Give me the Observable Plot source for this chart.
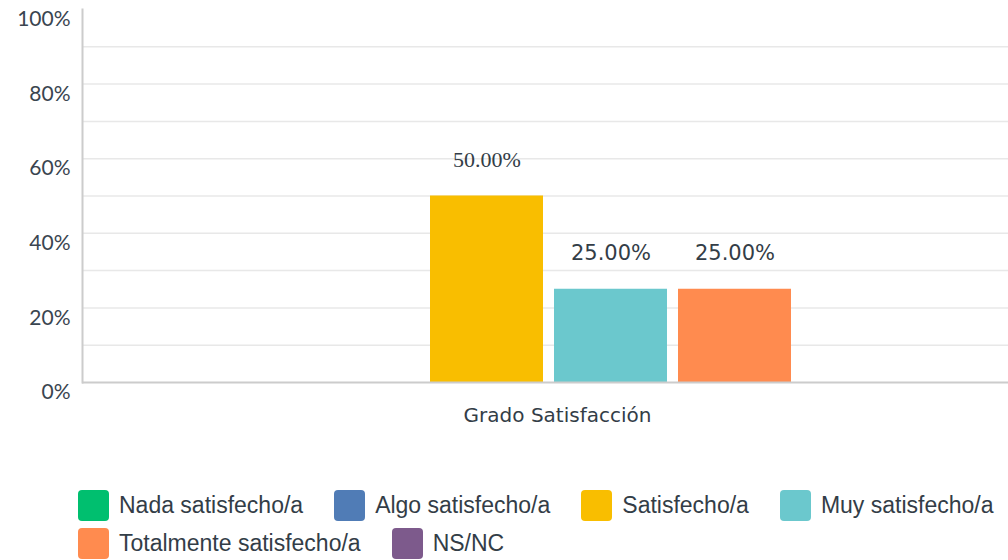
<!DOCTYPE html>
<html>
<head>
<meta charset="utf-8">
<script src="https://cdn.jsdelivr.net/npm/d3@7"></script>
<script src="https://cdn.jsdelivr.net/npm/@observablehq/plot@0.6"></script>
<style>
  body { margin: 0; background: #fff; }
  #chart svg { display: block; }
  .legend { display: flex; flex-wrap: wrap; column-gap: 31px; row-gap: 7px; padding-left: 78px; margin-top: 50px; width: 930px;
    font-family: "Liberation Sans", Arial, sans-serif; font-size: 23px; color: #333d47; }
  .item { display: flex; align-items: center; height: 31px; }
  .sw { width: 31px; height: 31px; border-radius: 4px; margin-right: 10px; }
</style>
</head>
<body>
<div id="chart"></div>
<div class="legend" id="legend"></div>
<script>
const categories = ["Nada satisfecho/a", "Algo satisfecho/a", "Satisfecho/a", "Muy satisfecho/a", "Totalmente satisfecho/a", "NS/NC"];
const values = [0, 0, 50, 25, 25, 0];
const colors = ["#00BF6F", "#507CB6", "#F9BE00", "#6BC8CD", "#FF8B4F", "#7D5A8C"];
const groupLabel = "Grado Satisfacción";
const yTickLabels = [0, 20, 40, 60, 80, 100];
const gridTicks = [10, 20, 30, 40, 50, 60, 70, 80, 90];

const data = categories.map((c, i) => ({cat: c, value: values[i]}));

const chart = Plot.plot({
  width: 1008,
  height: 440,
  marginLeft: 82,
  marginRight: 0,
  marginTop: 9,
  marginBottom: 58,
  x: {domain: categories, range: [176.5, 920.5], paddingInner: 0.089, paddingOuter: 0.0445, axis: null},
  y: {domain: [0, 100], axis: null},
  color: {domain: categories, range: colors},
  marks: [
    Plot.gridY(gridTicks, {stroke: "#e8e8e8", strokeOpacity: 1, strokeWidth: 1.5}),
    Plot.axisY(yTickLabels, {label: null, tickSize: 0, tickPadding: 12, dy: 10, tickFormat: d => d + "%",
      fontSize: 21, fontFamily: "Lato, sans-serif", fill: "#3a4550"}),
    Plot.barY(data, {x: "cat", y: "value", fill: "cat"}),
    Plot.ruleY([0], {stroke: "#cccccc", strokeWidth: 2}),
    Plot.frame({anchor: "left", stroke: "#cccccc", strokeWidth: 2}),
    Plot.text(data, {filter: d => d.value >= 50, x: "cat", y: "value", dy: -36,
      text: d => d.value.toFixed(2) + "%", fontSize: 22, fontFamily: "Liberation Serif, serif", fill: "#333d47"}),
    Plot.text(data, {filter: d => d.value > 0 && d.value < 50, x: "cat", y: "value", dy: -36,
      text: d => d.value.toFixed(2) + "%", fontSize: 21, fontFamily: "DejaVu Sans, sans-serif", fill: "#333d47"}),
    Plot.text([groupLabel], {frameAnchor: "bottom", dy: 39, dx: 12, fontSize: 20,
      fontFamily: "DejaVu Sans, sans-serif", fill: "#333d47"})
  ]
});
document.getElementById("chart").appendChild(chart);

const legend = document.getElementById("legend");
categories.forEach((c, i) => {
  const item = document.createElement("div");
  item.className = "item";
  const sw = document.createElement("div");
  sw.className = "sw";
  sw.style.background = colors[i];
  const t = document.createElement("span");
  t.textContent = c;
  item.appendChild(sw);
  item.appendChild(t);
  legend.appendChild(item);
});
</script>
</body>
</html>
□ □ □ □ □
▶ TASK REQUIREMENTS
Transcribe the material exactly, leaving every picture out.

▶ CORRECT OUTPUT
Give me the Observable Plot source for this chart.
<!DOCTYPE html>
<html>
<head>
<meta charset="utf-8">
<script src="https://cdn.jsdelivr.net/npm/d3@7"></script>
<script src="https://cdn.jsdelivr.net/npm/@observablehq/plot@0.6"></script>
<style>
  body { margin: 0; background: #fff; }
  #chart svg { display: block; }
  .legend { display: flex; flex-wrap: wrap; column-gap: 31px; row-gap: 7px; padding-left: 78px; margin-top: 50px; width: 930px;
    font-family: "Liberation Sans", Arial, sans-serif; font-size: 23px; color: #333d47; }
  .item { display: flex; align-items: center; height: 31px; }
  .sw { width: 31px; height: 31px; border-radius: 4px; margin-right: 10px; }
</style>
</head>
<body>
<div id="chart"></div>
<div class="legend" id="legend"></div>
<script>
const categories = ["Nada satisfecho/a", "Algo satisfecho/a", "Satisfecho/a", "Muy satisfecho/a", "Totalmente satisfecho/a", "NS/NC"];
const values = [0, 0, 50, 25, 25, 0];
const colors = ["#00BF6F", "#507CB6", "#F9BE00", "#6BC8CD", "#FF8B4F", "#7D5A8C"];
const groupLabel = "Grado Satisfacción";
const yTickLabels = [0, 20, 40, 60, 80, 100];
const gridTicks = [10, 20, 30, 40, 50, 60, 70, 80, 90];

const data = categories.map((c, i) => ({cat: c, value: values[i]}));

const chart = Plot.plot({
  width: 1008,
  height: 440,
  marginLeft: 82,
  marginRight: 0,
  marginTop: 9,
  marginBottom: 58,
  x: {domain: categories, range: [176.5, 920.5], paddingInner: 0.089, paddingOuter: 0.0445, axis: null},
  y: {domain: [0, 100], axis: null},
  color: {domain: categories, range: colors},
  marks: [
    Plot.gridY(gridTicks, {stroke: "#e8e8e8", strokeOpacity: 1, strokeWidth: 1.5}),
    Plot.axisY(yTickLabels, {label: null, tickSize: 0, tickPadding: 12, dy: 10, tickFormat: d => d + "%",
      fontSize: 21, fontFamily: "Lato, sans-serif", fill: "#3a4550"}),
    Plot.barY(data, {x: "cat", y: "value", fill: "cat"}),
    Plot.ruleY([0], {stroke: "#cccccc", strokeWidth: 2}),
    Plot.frame({anchor: "left", stroke: "#cccccc", strokeWidth: 2}),
    Plot.text(data, {filter: d => d.value >= 50, x: "cat", y: "value", dy: -36,
      text: d => d.value.toFixed(2) + "%", fontSize: 22, fontFamily: "Liberation Serif, serif", fill: "#333d47"}),
    Plot.text(data, {filter: d => d.value > 0 && d.value < 50, x: "cat", y: "value", dy: -36,
      text: d => d.value.toFixed(2) + "%", fontSize: 21, fontFamily: "DejaVu Sans, sans-serif", fill: "#333d47"}),
    Plot.text([groupLabel], {frameAnchor: "bottom", dy: 39, dx: 12, fontSize: 20,
      fontFamily: "DejaVu Sans, sans-serif", fill: "#333d47"})
  ]
});
document.getElementById("chart").appendChild(chart);

const legend = document.getElementById("legend");
categories.forEach((c, i) => {
  const item = document.createElement("div");
  item.className = "item";
  const sw = document.createElement("div");
  sw.className = "sw";
  sw.style.background = colors[i];
  const t = document.createElement("span");
  t.textContent = c;
  item.appendChild(sw);
  item.appendChild(t);
  legend.appendChild(item);
});
</script>
</body>
</html>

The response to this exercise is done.